◆ The task: Find the lines holding "standalone" and copy them.

◆ Plotting code records:

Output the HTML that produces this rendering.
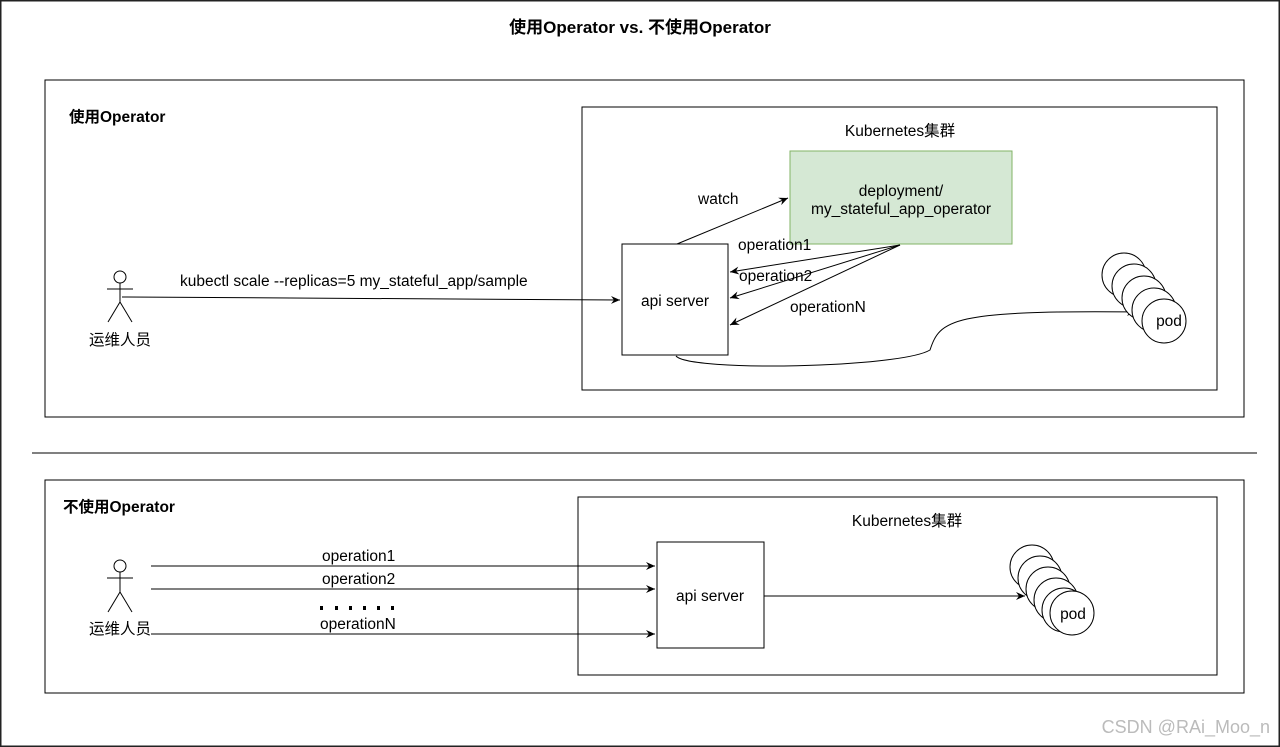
<!DOCTYPE html>
<html><head><meta charset="utf-8"><style>body{margin:0;background:#fff}svg{display:block}text{font-family:"Liberation Sans","Noto Sans CJK SC",sans-serif;font-size:15.5px;fill:#000}</style></head><body>
<svg width="1280" height="747" viewBox="0 0 1280 747">
<defs><marker id="a" markerWidth="10" markerHeight="10" refX="9" refY="5" orient="auto" markerUnits="userSpaceOnUse"><path d="M0,1 L9,5 L0,9 L3,5 Z" fill="#000"/></marker></defs>
<rect x="0.5" y="0.5" width="1279" height="746" fill="#fff" stroke="#222" stroke-width="2"/>
<text x="640" y="33" text-anchor="middle" font-weight="bold" style="font-size:17px">使用Operator vs. 不使用Operator</text>
<rect x="45" y="80" width="1199" height="337" fill="none" stroke="#000"/>
<text x="69" y="122" font-weight="bold">使用Operator</text>
<rect x="582" y="107" width="635" height="283" fill="none" stroke="#000"/>
<text x="900" y="136" text-anchor="middle">Kubernetes集群</text>
<rect x="790" y="151" width="222" height="93" fill="#d5e8d4" stroke="#82b366"/>
<text x="901" y="196" text-anchor="middle">deployment/</text>
<text x="901" y="214" text-anchor="middle">my_stateful_app_operator</text>
<rect x="622" y="244" width="106" height="111" fill="#fff" stroke="#000"/>
<text x="675" y="306" text-anchor="middle">api server</text>
<line x1="677" y1="244" x2="788" y2="198" stroke="#000" marker-end="url(#a)"/>
<text x="698" y="204">watch</text>
<line x1="900" y1="245" x2="730" y2="272" stroke="#000" marker-end="url(#a)"/>
<line x1="900" y1="245" x2="730" y2="298" stroke="#000" marker-end="url(#a)"/>
<line x1="900" y1="245" x2="730" y2="325" stroke="#000" marker-end="url(#a)"/>
<text x="738" y="250">operation1</text>
<text x="739" y="281">operation2</text>
<text x="790" y="312">operationN</text>
<path d="M676,356 C690,372 900,368 930,350 C940,320 950,310 1136,312" fill="none" stroke="#000" marker-end="url(#a)"/>
<g fill="#fff" stroke="#000"><circle cx="1124" cy="275" r="22"/><circle cx="1134" cy="286" r="22"/><circle cx="1144" cy="298" r="22"/><circle cx="1154" cy="310" r="22"/><circle cx="1164" cy="321" r="22"/></g>
<text x="1169" y="326" text-anchor="middle">pod</text>
<g stroke="#000" fill="none"><circle cx="120" cy="277" r="6"/><line x1="120" y1="283" x2="120" y2="302"/><line x1="107" y1="289" x2="133" y2="289"/><line x1="120" y1="302" x2="108" y2="322"/><line x1="120" y1="302" x2="132" y2="322"/></g>
<text x="120" y="345" text-anchor="middle">运维人员</text>
<line x1="122" y1="297" x2="620" y2="300" stroke="#000" marker-end="url(#a)"/>
<text x="180" y="286">kubectl scale --replicas=5 my_stateful_app/sample</text>
<line x1="32" y1="453" x2="1257" y2="453" stroke="#000"/>
<rect x="45" y="480" width="1199" height="213" fill="none" stroke="#000"/>
<text x="63" y="512" font-weight="bold">不使用Operator</text>
<rect x="578" y="497" width="639" height="178" fill="none" stroke="#000"/>
<text x="907" y="526" text-anchor="middle">Kubernetes集群</text>
<rect x="657" y="542" width="107" height="106" fill="#fff" stroke="#000"/>
<text x="710" y="601" text-anchor="middle">api server</text>
<line x1="764" y1="596" x2="1025" y2="596" stroke="#000" marker-end="url(#a)"/>
<g fill="#fff" stroke="#000"><circle cx="1032" cy="567" r="22"/><circle cx="1040" cy="578" r="22"/><circle cx="1048" cy="589" r="22"/><circle cx="1056" cy="600" r="22"/><circle cx="1064" cy="610" r="22"/><circle cx="1072" cy="613" r="22"/></g>
<text x="1073" y="619" text-anchor="middle">pod</text>
<g stroke="#000" fill="none"><circle cx="120" cy="566" r="6"/><line x1="120" y1="572" x2="120" y2="592"/><line x1="107" y1="578" x2="133" y2="578"/><line x1="120" y1="592" x2="108" y2="612"/><line x1="120" y1="592" x2="132" y2="612"/></g>
<text x="120" y="634" text-anchor="middle">运维人员</text>
<line x1="151" y1="566" x2="655" y2="566" stroke="#000" marker-end="url(#a)"/>
<line x1="151" y1="589" x2="655" y2="589" stroke="#000" marker-end="url(#a)"/>
<line x1="151" y1="634" x2="655" y2="634" stroke="#000" marker-end="url(#a)"/>
<text x="322" y="561">operation1</text>
<text x="322" y="584">operation2</text>
<text x="320" y="629">operationN</text>
<g fill="#000"><rect x="320" y="606" width="3" height="4"/><rect x="335" y="606" width="3" height="4"/><rect x="349" y="606" width="3" height="4"/><rect x="363" y="606" width="3" height="4"/><rect x="377" y="606" width="3" height="4"/><rect x="391" y="606" width="3" height="4"/></g>
<text x="1270" y="733" text-anchor="end" style="font-size:18px;fill:#bbb">CSDN @RAi_Moo_n</text>
</svg>
</body></html>
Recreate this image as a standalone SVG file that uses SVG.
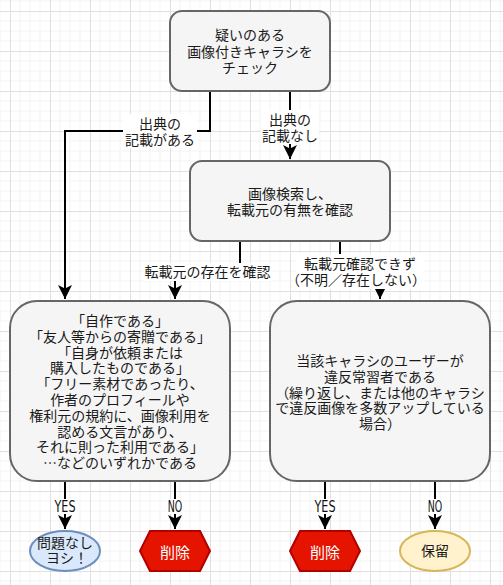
<svg xmlns="http://www.w3.org/2000/svg" width="503" height="585" viewBox="0 0 503 585">
<style>
  .box { fill: #f5f5f5; stroke: #666666; stroke-width: 2; }
  .t { font-family: "Noto Sans CJK JP", "Noto Sans", sans-serif; font-size: 14px; fill: #1a1a1a; text-anchor: middle; }
  .w { fill: #ffffff; font-size: 15px; }
  .edge { fill: none; stroke: #000000; stroke-width: 2; }
  .lbl { font-family: "DejaVu Sans", "Noto Sans", sans-serif; font-size: 15px; fill: #111111; text-anchor: middle; }
  .bg { fill: #ffffff; }
  .del { fill: #e51400; stroke: #b20000; stroke-width: 2; }
</style>
<defs>
  <pattern id="grid" patternUnits="userSpaceOnUse" x="10" y="11" width="40" height="40">
    <path d="M10 0V40M20 0V40M30 0V40M0 10H40M0 20H40M0 30H40" stroke="#f3f3f3" stroke-width="1" fill="none"/>
    <path d="M0.5 0V40M0 0.5H40" stroke="#e0e0e0" stroke-width="1" fill="none"/>
  </pattern>
  <marker id="arr" markerUnits="userSpaceOnUse" markerWidth="14" markerHeight="14" viewBox="0 0 12 12" refX="12" refY="6" orient="auto">
    <path d="M0,0 L12,6 L0,12 L3,6 Z" fill="#000000"/>
  </marker>
</defs>
<rect width="503" height="585" fill="#ffffff"/>
<rect width="503" height="585" fill="url(#grid)"/>

<g id="connectors">
  <path class="edge" d="M210 92V131H65V299" marker-end="url(#arr)"/>
  <rect class="bg" x="123" y="114" width="74" height="34"/>
  <text class="t" x="160" y="128.5">出典の</text>
  <text class="t" x="160" y="144.5">記載がある</text>

  <path class="edge" d="M290 92V159" marker-end="url(#arr)"/>
  <rect class="bg" x="261" y="110" width="58" height="34"/>
  <text class="t" x="290" y="124.5">出典の</text>
  <text class="t" x="290" y="140.5">記載なし</text>

  <path class="edge" d="M240 242V271H175V299" marker-end="url(#arr)"/>
  <rect class="bg" x="144" y="263" width="127" height="18"/>
  <text class="t" x="207.5" y="277">転載元の存在を確認</text>

  <path class="edge" d="M340 242V271H380V299" marker-end="url(#arr)"/>
  <rect class="bg" x="296" y="254" width="128" height="35"/>
  <text class="t" x="360" y="268.5">転載元確認できず</text>
  <text class="t" x="356" y="285">（不明／存在しない）</text>

  <path class="edge" d="M65 482V529" marker-end="url(#arr)"/>
  <rect class="bg" x="54" y="499" width="22" height="15"/>
  <text class="lbl" x="65" y="511.5" textLength="21" lengthAdjust="spacingAndGlyphs">YES</text>

  <path class="edge" d="M175 482V529" marker-end="url(#arr)"/>
  <rect class="bg" x="167" y="499" width="16" height="15"/>
  <text class="lbl" x="175" y="511.5" textLength="14.5" lengthAdjust="spacingAndGlyphs">NO</text>

  <path class="edge" d="M325 482V529" marker-end="url(#arr)"/>
  <rect class="bg" x="314" y="499" width="22" height="15"/>
  <text class="lbl" x="325" y="511.5" textLength="21" lengthAdjust="spacingAndGlyphs">YES</text>

  <path class="edge" d="M435 482V529" marker-end="url(#arr)"/>
  <rect class="bg" x="427" y="499" width="16" height="15"/>
  <text class="lbl" x="435" y="511.5" textLength="14.5" lengthAdjust="spacingAndGlyphs">NO</text>
</g>

<g id="start">
  <rect class="box" x="170" y="11" width="160" height="80" rx="12" ry="12"/>
  <text class="t" x="250" y="40">疑いのある</text>
  <text class="t" x="250" y="56.7">画像付きキャラシを</text>
  <text class="t" x="250" y="73.3">チェック</text>
</g>

<g id="search">
  <rect class="box" x="190" y="161" width="200" height="80" rx="12" ry="12"/>
  <text class="t" x="290" y="199">画像検索し、</text>
  <text class="t" x="290" y="215">転載元の有無を確認</text>
</g>

<g id="found">
  <rect class="box" x="10" y="301" width="220" height="180" rx="27" ry="27"/>
  <text class="t" x="120" y="326">「自作である」</text>
  <text class="t" x="120" y="341.8">「友人等からの寄贈である」</text>
  <text class="t" x="120" y="357.6">「自身が依頼または</text>
  <text class="t" x="120" y="373.4">購入したものである」</text>
  <text class="t" x="120" y="389.2">「フリー素材であったり、</text>
  <text class="t" x="120" y="405">作者のプロフィールや</text>
  <text class="t" x="120" y="420.8">権利元の規約に、画像利用を</text>
  <text class="t" x="120" y="436.6">認める文言があり、</text>
  <text class="t" x="120" y="452.4">それに則った利用である」</text>
  <text class="t" x="120" y="468.2">…などのいずれかである</text>
</g>

<g id="notfound">
  <rect class="box" x="270" y="301" width="220" height="180" rx="27" ry="27"/>
  <text class="t" x="380" y="366">当該キャラシのユーザーが</text>
  <text class="t" x="380" y="381.8">違反常習者である</text>
  <text class="t" x="380" y="397.6">（繰り返し、または他のキャラシ</text>
  <text class="t" x="380" y="413.4">で違反画像を多数アップしている</text>
  <text class="t" x="380" y="429.2">場合）</text>
</g>

<g id="ok">
  <ellipse cx="65" cy="551" rx="35" ry="20" fill="#dae8fc" stroke="#6c8ebf" stroke-width="2"/>
  <text class="t" x="65" y="548.3">問題なし</text>
  <text class="t" x="67" y="563.3">ヨシ！</text>
</g>

<g id="delete1">
  <polygon class="del" points="140,551 150,531 200,531 210,551 200,571 150,571"/>
  <text class="t w" x="175" y="558">削除</text>
</g>

<g id="delete2">
  <polygon class="del" points="290,551 300,531 350,531 360,551 350,571 300,571"/>
  <text class="t w" x="325" y="558">削除</text>
</g>

<g id="hold">
  <ellipse cx="435" cy="551" rx="35" ry="20" fill="#fff2cc" stroke="#d6b656" stroke-width="2"/>
  <text class="t" x="435" y="556">保留</text>
</g>
</svg>
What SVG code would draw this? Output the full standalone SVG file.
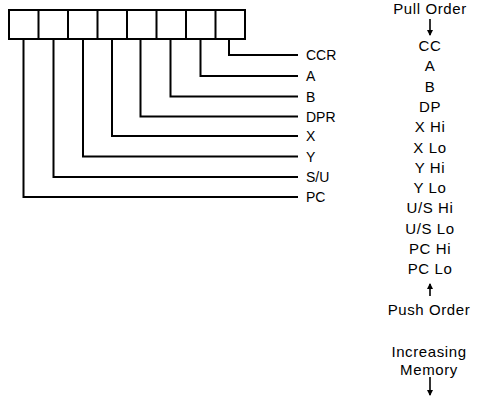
<svg xmlns="http://www.w3.org/2000/svg" width="486" height="397" viewBox="0 0 486 397">
<style>
.ln{fill:none;stroke:#000;stroke-width:2;stroke-linejoin:miter}
.bx{fill:#fff;stroke:#000;stroke-width:2}
.lb{font-family:"Liberation Sans",Arial,sans-serif;font-size:14px;fill:#000}
.rc{font-family:"Liberation Sans",Arial,sans-serif;font-size:15px;fill:#000;text-anchor:middle;letter-spacing:0.6px}
.ar{stroke:#000;stroke-width:1.6;fill:none}
</style>
<defs>
<marker id="ah" viewBox="0 0 6 10" refX="5" refY="5" markerWidth="6" markerHeight="10" markerUnits="userSpaceOnUse" orient="auto">
<path d="M0,2 L6,5 L0,8 Z" fill="#000"/>
</marker>
</defs>
<rect width="486" height="397" fill="#fff"/>
<g id="register">
<rect class="bx" x="9" y="10" width="236" height="29"/>
<path class="ln" d="M38.5,10V39M68,10V39M97.5,10V39M127,10V39M156.5,10V39M186,10V39M215.5,10V39"/>
</g>
<g id="connectors">
<path class="ln" d="M229,39V55H298"/>
<path class="ln" d="M200.5,39V76H298"/>
<path class="ln" d="M170.5,39V96.5H298"/>
<path class="ln" d="M140.5,39V116.5H298"/>
<path class="ln" d="M112,39V136H298"/>
<path class="ln" d="M83,39V156.5H298"/>
<path class="ln" d="M53.5,39V177H298"/>
<path class="ln" d="M23.5,39V197H298"/>
<path class="ar" d="M430,19V35" marker-end="url(#ah)"/>
<path class="ar" d="M430,296V284" marker-end="url(#ah)"/>
<path class="ar" d="M430,377V395" marker-end="url(#ah)"/>
</g>
<g id="labels">
<text class="lb" x="306" y="60">CCR</text>
<text class="lb" x="306" y="81">A</text>
<text class="lb" x="306" y="101.5">B</text>
<text class="lb" x="306" y="121.5">DPR</text>
<text class="lb" x="306" y="141">X</text>
<text class="lb" x="306" y="161.5">Y</text>
<text class="lb" x="306" y="182">S/U</text>
<text class="lb" x="306" y="202">PC</text>
</g>
<g id="stack">
<text class="rc" x="430" y="14">Pull Order</text>
<text class="rc" x="430" y="50.5">CC</text>
<text class="rc" x="430" y="71">A</text>
<text class="rc" x="430" y="91.5">B</text>
<text class="rc" x="430" y="112">DP</text>
<text class="rc" x="430" y="132">X Hi</text>
<text class="rc" x="430" y="152.5">X Lo</text>
<text class="rc" x="430" y="172.5">Y Hi</text>
<text class="rc" x="430" y="193">Y Lo</text>
<text class="rc" x="430" y="213.3">U/S Hi</text>
<text class="rc" x="430" y="233.5">U/S Lo</text>
<text class="rc" x="430" y="253.5">PC Hi</text>
<text class="rc" x="430" y="274">PC Lo</text>
<text class="rc" x="429" y="315">Push Order</text>
<text class="rc" x="429" y="357">Increasing</text>
<text class="rc" x="429" y="374.5">Memory</text>
</g>
</svg>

◆ Result of the task:
Recreate this image as a standalone SVG file that uses SVG.
What SVG code would draw this? Output the full standalone SVG file.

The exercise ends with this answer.